Shhhhhh. Don't tell Nicole Kidman how awful her movie is. (Also, don't tell her Tom Cruise is gay. She'd be really pissed about all the cuddling and sobbing.) She plays the most detestable person on the planet: a reality TV programmer. I'd like to say she at least rides a BMX bike to her corporate blood meetings, or dons a weird bird mask while sexing up Matthew Broderick. But nooooo.
"My face is permanently frozen on smug."
One could say this is an update on the Disney classic THE COMPUTER WORE MANOLO BAHLINIKS. One could say it, but I don't recommend it.
The movie is a trenchant satire on the contemporary crisis of men and manhood and their little weiners. Turns out real men are feeling emasculated by powerful women, so they do the only thing red-blooded he-men can do: they make them into robots. Or put a chip in their brains. But let's not quibble.
But then something goes wrong.

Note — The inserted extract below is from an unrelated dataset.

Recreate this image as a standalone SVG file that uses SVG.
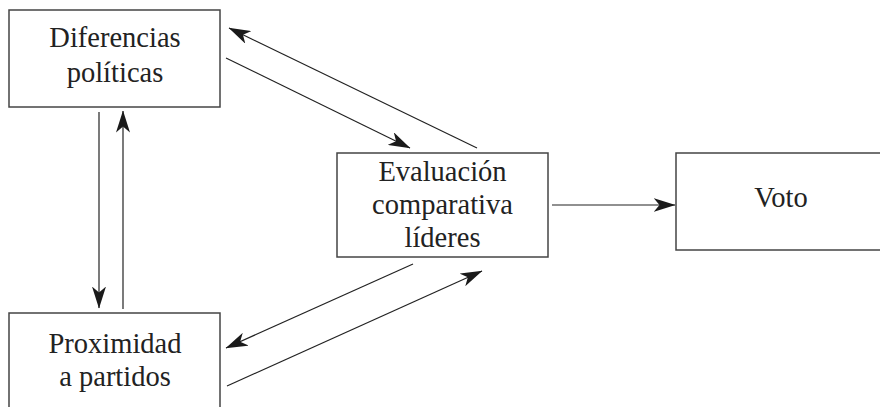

The fembots get a wire crossed and think grocery shopping is like going to the Kentucky Derby.
"I'll kill you with my eye rays..."
Nicole Kidman decides that being a feminist icon is wearisome, so she dons an apron and starts making strawberry cookies for the boys. Atta girl!
"Math is hard!"
"I sang at Johnny Carson's funeral. Now I'm doing this!"
Don't look into its eyes! Don't look into its eyes!
And the woman is pretty creepy too....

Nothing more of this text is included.